1. This is a suit by one Binda to set aside a decree passed against himself and his brother Girwar, on the ground that he was not properly represented in that suit. The suit was filed by the elder brother Girwar on his own behalf and as next friend of the present plaintiff Binda, who was alleged to be a minor. It now turns out that Binda attained majority one month before the suit was filed. It appears that Binda and his brother have a common interest, and it is further found by the Court below that Binda came to Court with Girwar and assisted to look after the suit. Under these circumstances, the Courts below, following the ruling in Ganga Ram v. Mihin Lal (1906) 28 All 416, have held that the plaintiff is not entitled to get the decree set aside.
2. The case relied on was a case in which a defendant was impleaded as a minor under the guardianship of his mother. He and his mother jointly defended the suit, and at no period did he raise the objection that he was not a minor when it was instituted. This Court held that it was not competent for the defendant to sue subsequently to have the decree declared not binding on the ground that he was in fact of full age when it was instituted. The appellant in this Court distinguishes this case on the ground that it was the case of a defendant and not of a plaintiff and relies on the rulings in Sheorania v. Bharat Singh (1898) 20 All 90 and Ruhul Amin v. Shanker Lal AIR 1924 All 54. The former was a case in which a plaint was instituted on behalf of an alleged minor by one Lachhmi Narain, although the alleged minor was of full age when the plaint was filed. The Court found that the whole proceedings were carried on by Lachhmi Narain a man who had no interest whatever in the property in suit, and had no cause of action against the defendant. It held, therefore, that there was really no suit on behalf of the plaintiff at all and therefore the decree was not binding on him. The case of Ruhul Amin v. Shankar Lal AIR 1924 All 54 was similar. There also it was held that there was no valid plaint before the Court and, therefore, the whole proceedings were without jurisdiction.

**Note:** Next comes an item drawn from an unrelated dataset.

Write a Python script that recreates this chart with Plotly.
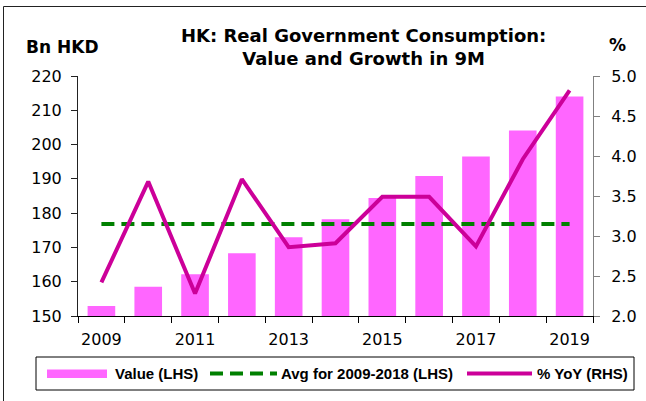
import plotly.graph_objects as go

years = [2009, 2010, 2011, 2012, 2013, 2014, 2015, 2016, 2017, 2018, 2019]
value_bn_hkd = [152.9, 158.5, 162.2, 168.3, 173.0, 178.2, 184.4, 190.8, 196.5, 204.1, 214.0]
avg_2009_2018 = [176.8] * 11
yoy_pct = [2.42, 3.68, 2.28, 3.71, 2.86, 2.91, 3.49, 3.49, 2.87, 3.96, 4.82]
xtick_labels = ["2009", "2011", "2013", "2015", "2017", "2019"]
series_names = ["Value (LHS)", "Avg for 2009-2018 (LHS)", "% YoY (RHS)"]

BAR_COLOR = "#FF66FF"
AVG_COLOR = "#008000"
YOY_COLOR = "#CC0099"
AVG_DASH = "13px,7px"

W, H = 646, 401
L, R, T, B = 78, 593, 76, 316

def px(x):
    return (x - L) / (R - L)

def py(y):
    return (B - y) / (B - T)

FONT = "DejaVu Sans"
LEG_FONT = "Liberation Sans"

fig = go.Figure()
fig.add_trace(go.Bar(
    x=years, y=value_bn_hkd, name=series_names[0], showlegend=False,
    marker=dict(color=BAR_COLOR, line=dict(width=0)),
))
fig.add_trace(go.Scatter(
    x=years, y=avg_2009_2018, name=series_names[1], mode="lines", showlegend=False,
    line=dict(color=AVG_COLOR, width=4, dash=AVG_DASH),
))
fig.add_trace(go.Scatter(
    x=years, y=yoy_pct, name=series_names[2], mode="lines", yaxis="y2", showlegend=False,
    line=dict(color=YOY_COLOR, width=4),
))

# legend (drawn as a boxed key below the plot)
leg_y = 373.5
shapes = [
    dict(type="rect", xref="paper", yref="paper", x0=px(36), x1=px(634), y0=py(357), y1=py(390),
         line=dict(color="black", width=1), fillcolor="white", layer="below"),
    dict(type="rect", xref="paper", yref="paper", x0=px(47), x1=px(107), y0=py(369.5), y1=py(378),
         line=dict(width=0), fillcolor=BAR_COLOR),
    dict(type="line", xref="paper", yref="paper", x0=px(210), x1=px(277), y0=py(leg_y), y1=py(leg_y),
         line=dict(color=AVG_COLOR, width=4, dash=AVG_DASH)),
    dict(type="line", xref="paper", yref="paper", x0=px(467), x1=px(532), y0=py(leg_y), y1=py(leg_y),
         line=dict(color=YOY_COLOR, width=4)),
    # outer frame
    dict(type="line", xref="paper", yref="paper", x0=px(3.5), x1=px(3.5), y0=py(6.5), y1=py(401),
         line=dict(color="#222222", width=1)),
    dict(type="line", xref="paper", yref="paper", x0=px(3.5), x1=px(646), y0=py(6.5), y1=py(6.5),
         line=dict(color="#222222", width=1)),
]

annotations = [
    dict(text="HK: Real Government Consumption:<br>Value and Growth in 9M",
         xref="paper", yref="paper", x=px(363), y=py(46.5), xanchor="center", yanchor="middle",
         showarrow=False, font=dict(family=FONT, size=18, color="black", weight="bold")),
    dict(text="Bn HKD", xref="paper", yref="paper", x=px(62), y=py(47),
         xanchor="center", yanchor="middle", showarrow=False,
         font=dict(family=FONT, size=17, color="black", weight="bold")),
    dict(text="%", xref="paper", yref="paper", x=px(617), y=py(45),
         xanchor="center", yanchor="middle", showarrow=False,
         font=dict(family=FONT, size=17, color="black", weight="bold")),
]
for name, x0 in zip(series_names, [113, 279, 535]):
    annotations.append(dict(
        text=name, xref="paper", yref="paper", x=px(x0), y=py(leg_y), xanchor="left",
        yanchor="middle", showarrow=False,
        font=dict(family=LEG_FONT, size=15, color="black", weight="bold")))

fig.update_layout(
    width=W, height=H,
    margin=dict(l=L, r=W - R, t=T, b=H - B, pad=0, autoexpand=False),
    paper_bgcolor="white", plot_bgcolor="white",
    bargap=0.41,
    font=dict(family=FONT, size=16, color="black"),
    showlegend=False,
    xaxis=dict(
        range=[2008.5, 2019.5], tickvals=[int(t) for t in xtick_labels], ticktext=xtick_labels,
        ticks="outside", ticklen=6, tickcolor="rgba(0,0,0,0)",
        showline=True, linecolor="black", linewidth=1, showgrid=False, zeroline=False,
        tickfont=dict(size=16), ticklabelstandoff=3,
        minor=dict(tickvals=[y - 0.5 for y in years] + [2019.5], ticks="outside",
                   ticklen=6, tickcolor="black", tickwidth=1, showgrid=False),
    ),
    yaxis=dict(
        range=[150, 220], dtick=10, ticks="outside", ticklen=6, tickcolor="#222222",
        showline=True, linecolor="#222222", linewidth=1, showgrid=False, zeroline=False,
        tickfont=dict(size=16), ticklabelstandoff=6,
    ),
    yaxis2=dict(
        range=[2.0, 5.0], dtick=0.5, tickformat=".1f", overlaying="y", side="right",
        ticks="outside", ticklen=6, tickcolor="#808080",
        showline=True, linecolor="#808080", linewidth=1, showgrid=False, zeroline=False,
        tickfont=dict(size=16), ticklabelstandoff=8,
    ),
    annotations=annotations,
    shapes=shapes,
)

fig.write_html("out.html",
               config={"displayModeBar": False},
               post_script="document.body.style.margin='0';document.body.style.padding='0';")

3. In neither of those cases was the circumstance present that the alleged minor himself took an active part in the prosecution of the suit, and in both cases there was only one plaintiff. In the present case, there certainly was a valid plaint before the Court on behalf at any rate of the plaintiff Girwar. In our opinion, this is a clear case of estoppel against the appellant. If the plea of majority had been taken in the trial Court, the plaint might have been amended and the difficulty removed. By taking an active part in the prosecution of the case without raising any objection to the legality of the plaint, the appellant clearly placed the respondents at disadvantage, and it is not open to him now that a decree has been passed, to come into Court and allege that the decree is a nullity and not binding on him. In our opinion the decree of the' Court below is correct, and we accordingly dismiss this appeal with costs.